O mesmo tem acontecido com outros sistemas operacionais, como o iOS, do iPhone - e, agora, com o Windows Phone, pois todos os smartphones permitem a qualquer desenvolvedor colocar seu aplicativo na plataforma e vendê-lo ou distribuí-lo gratuitamente, via celular ou via internet. E o usuário escolhe o que acha melhor, pagando ou baixando gratuitamente. E não há mais lugar para sistemas operacionais fechados, como no caso do Symbian, que está sendo abandonado pela Nokia em favor do Windows Phone. "Por isso, o Symbian está morrendo" - afirma Steinhauser.
Sistemas abertos. A correlação entre as três telas é hoje tão profunda que, para os especialistas, um celular só adquire o status de smartphone se tiver sistema operacional aberto.
Eis aí a grande mudança de paradigma, que permite a colocação de qualquer aplicativo ou software à disposição do usuário. E vale lembrar que os smartphones já dispõem de milhões de aplicativos, um número que nenhum usuário, isoladamente, poderá utilizar em toda a sua vida.
Com esses aplicativos, o cidadão pode baixar também conteúdos da mais variada natureza, inclusive de publicidade. Os sistemas operacionais abertos mudam, assim, toda a cadeia de valores. Isso é disruptivo, como quebra de paradigmas.
Uma diferença fundamental nesse novo cenário é que o cliente deixa de ser verticalizado, como no passado, isto é, vinculado exclusivamente a um pacote de serviços ou conteúdos oferecidos por sua operadora. Hoje, o cliente se comporta de forma horizontal, aberta ao acesso a conteúdos ou serviços globais ou universais.
O mesmo acontece mais recentemente com outros dispositivos, como os tablets. A grande tendência, portanto, é que todos esses dispositivos - bem como os desktops, laptops, ultrabooks e até mesmo os televisores - tenham num futuro próximo sistemas operacionais abertos.
"Um bom exemplo - relembra Steinhauser - é o receptor de TV aberta, lançado no Consumer Electronics Show (CES 2012), em janeiro, em Las Vegas, pela Lenovo e pela Qualcomm, que usa o sistema operacional Android. E funciona perfeitamente bem para tudo que quisermos".
Três competências. A convergência entre as três telas é resultado de três fatores tecnológicos: capacidade computacional, conectividade e multimídia. Essas três capacidades ou competências tecnológicas precisam ser comuns às três telas. Sem eles não haveria convergência entre smartphones, televisores e computadores.
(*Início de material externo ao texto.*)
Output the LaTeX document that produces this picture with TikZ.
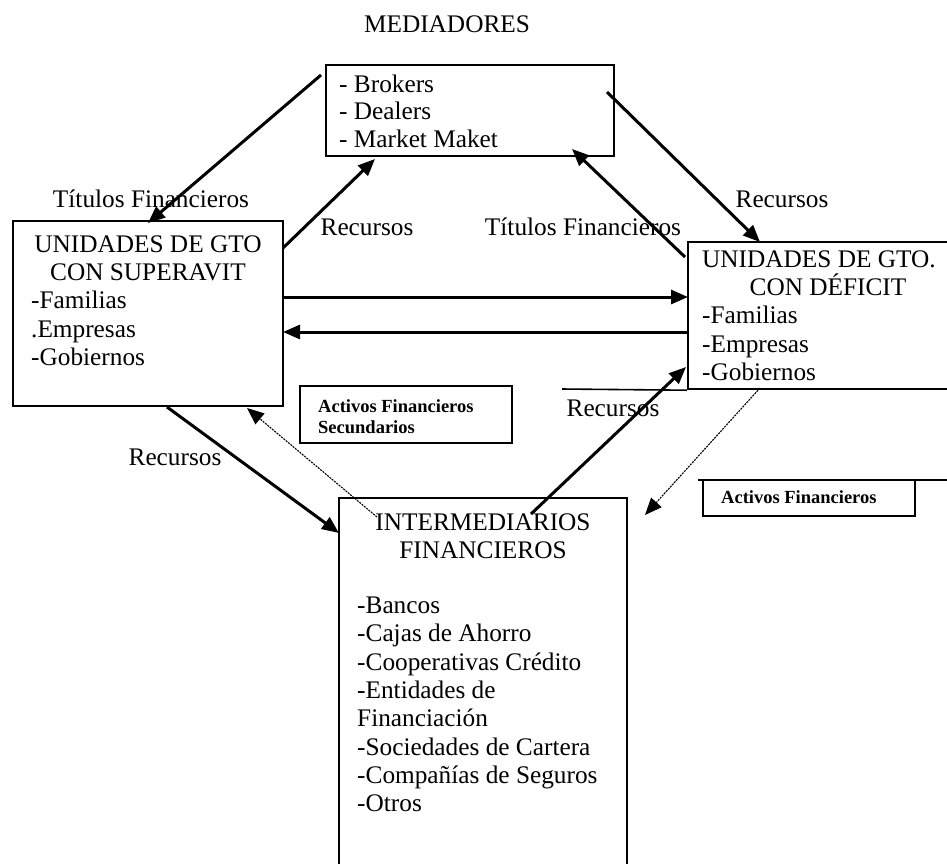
\documentclass[tikz,border=0pt]{standalone}
\usepackage{fontspec}
\setmainfont{Liberation Serif}
\usetikzlibrary{arrows.meta}
\begin{document}
\begin{tikzpicture}[x=1pt,y=-1pt,
  box/.style={draw, line width=2.4pt, inner sep=0pt},
  lbl/.style={inner sep=0pt, font=\fontsize{25.3}{28.3}\selectfont},
  tag/.style={inner sep=0pt, font=\bfseries\fontsize{18.5}{21}\selectfont},
  flow/.style={line width=3pt, -{Triangle[length=17pt,width=14pt]}},
  faint/.style={line width=1.1pt, dash pattern=on 2pt off 1pt, -{Triangle[length=17pt,width=14pt]}}]
\useasboundingbox (0,0) rectangle (947,863);

% boxes
\node[box, minimum width=288pt, minimum height=91pt] (med) at (470,110.5) {};
\node[box, minimum width=270pt, minimum height=185pt] (sup) at (148,313.5) {};
\node[box, minimum width=280pt, minimum height=147pt] (def) at (828,315.5) {};
\node[box, minimum width=288pt, minimum height=400pt] (int) at (483,698) {};
\node[box, minimum width=212pt, minimum height=57pt] (acts) at (406,414.5) {};
\node[box, minimum width=212pt, minimum height=36pt] (act) at (809,498) {};
\coordinate (rl1) at (698,480);
\coordinate (rl2) at (960,480);
\draw[line width=1.6pt] (rl1) -- (rl2);
\coordinate (bl1) at (562,389);
\draw[line width=1.6pt] (bl1) -- (def.south west);

% title
\node[lbl, anchor=base] (title) at (447,32) {MEDIADORES};

% mediadores
\node[lbl, anchor=base west] (m1) at (339,92) {- Brokers};
\node[lbl, anchor=base west] (m2) at (339,119.5) {- Dealers};
\node[lbl, anchor=base west] (m3) at (339,147) {- Market Maket};

% superavit
\node[lbl, anchor=base] (s1) at (148,252) {UNIDADES DE GTO};
\node[lbl, anchor=base] (s2) at (148,280) {CON SUPERAVIT};
\node[lbl, anchor=base west] (s3) at (31,308) {-Familias};
\node[lbl, anchor=base west] (s4) at (31,337) {.Empresas};
\node[lbl, anchor=base west] (s5) at (31,365) {-Gobiernos};

% deficit
\node[lbl, anchor=base west] (d1) at (702,267) {UNIDADES DE GTO.};
\node[lbl, anchor=base] (d2) at (828,295) {CON DÉFICIT};
\node[lbl, anchor=base west] (d3) at (702,323) {-Familias};
\node[lbl, anchor=base west] (d4) at (702,352) {-Empresas};
\node[lbl, anchor=base west] (d5) at (702,380) {-Gobiernos};

% intermediarios
\node[lbl, anchor=base] (i1) at (483,530) {INTERMEDIARIOS};
\node[lbl, anchor=base] (i2) at (483,558) {FINANCIEROS};
\node[lbl, anchor=base west] (i3) at (357,613) {-Bancos};
\node[lbl, anchor=base west] (i4) at (357,641.5) {-Cajas de Ahorro};
\node[lbl, anchor=base west] (i5) at (357,670) {-Cooperativas Crédito};
\node[lbl, anchor=base west] (i6) at (357,698) {-Entidades de};
\node[lbl, anchor=base west] (i7) at (357,726.5) {Financiación};
\node[lbl, anchor=base west] (i8) at (357,755) {-Sociedades de Cartera};
\node[lbl, anchor=base west] (i9) at (357,783) {-Compañías de Seguros};
\node[lbl, anchor=base west] (i10) at (357,811.5) {-Otros};

% tags
\node[tag, anchor=base west] (t1) at (318,412) {Activos Financieros};
\node[tag, anchor=base west] (t1b) at (318,433) {Secundarios};
\node[tag, anchor=base west] (t2) at (721,503) {Activos Financieros};

% flow labels
\node[lbl, anchor=base] (l1) at (151,207) {Títulos Financieros};
\node[lbl, anchor=base] (l2) at (367,235) {Recursos};
\node[lbl, anchor=base] (l3) at (583,235) {Títulos Financieros};
\node[lbl, anchor=base] (l4) at (782,207) {Recursos};
\node[lbl, anchor=base] (l5) at (613,416) {Recursos};
\node[lbl, anchor=base] (l6) at (175,465) {Recursos};

% connector ends
\coordinate (a1s) at (321,75);   \coordinate (a1e) at (148,223);
\coordinate (a2s) at (283,248);  \coordinate (a2e) at (375,159);
\coordinate (a3s) at (607,92);   \coordinate (a3e) at (760,242);
\coordinate (a4s) at (685,257);  \coordinate (a4e) at (572,149);
\coordinate (h1s) at (283,297);  \coordinate (h1e) at (688,297);
\coordinate (h2s) at (688,332);  \coordinate (h2e) at (283,332);
\coordinate (a5s) at (531,514);  \coordinate (a5e) at (686,367);
\coordinate (a6s) at (167,407);  \coordinate (a6e) at (339,533);
\coordinate (f1s) at (760,388);  \coordinate (f1e) at (645,515);
\coordinate (f2s) at (377,517);  \coordinate (f2e) at (247,408);

% connectors
\draw[flow] (a1s) -- (a1e);
\draw[flow] (a2s) -- (a2e);
\draw[flow] (a3s) -- (a3e);
\draw[flow] (a4s) -- (a4e);
\draw[flow] (h1s) -- (h1e);
\draw[flow] (h2s) -- (h2e);
\draw[flow] (a5s) -- (a5e);
\draw[flow] (a6s) -- (a6e);
\draw[faint] (f1s) -- (f1e);
\draw[faint] (f2s) -- (f2e);
\end{tikzpicture}
\end{document}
Vejamos o que ocorre com os novos smartphones, que são acionados a cada dia por chipsets com maior capacidade computacional. Alguns deles são processadores de quatro núcleos, como alguns exibidos Mobile World Congress 2012, em Barcelona, em fevereiro.
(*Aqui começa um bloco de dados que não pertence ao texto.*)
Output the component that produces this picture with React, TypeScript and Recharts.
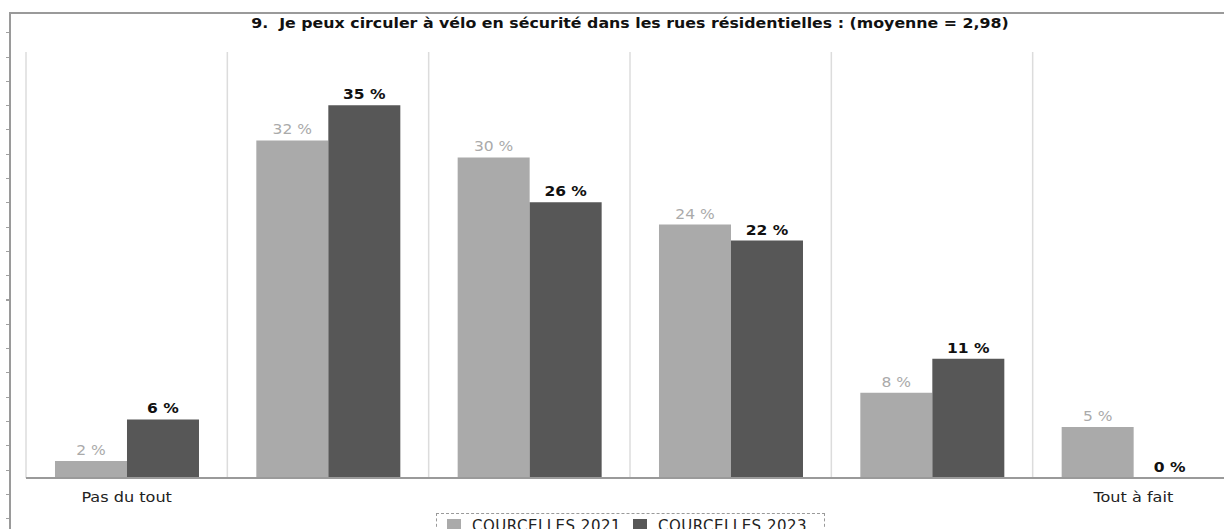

"Aqueles pequenos smartphones - lembra Rafael Steinhauser - incorporam uma tecnologia ainda mais sofisticada que os nossos melhores home theaters, pois os seus chipsets dispõem de recursos extraordinários, como alta definição, microfones sensíveis, alto-falantes, dolby avançado, som surround 7.1."
A grande diferença é que os smartphones consomem muito menos energia, não aquecem e custam apenas uma pequena fração dos home theaters.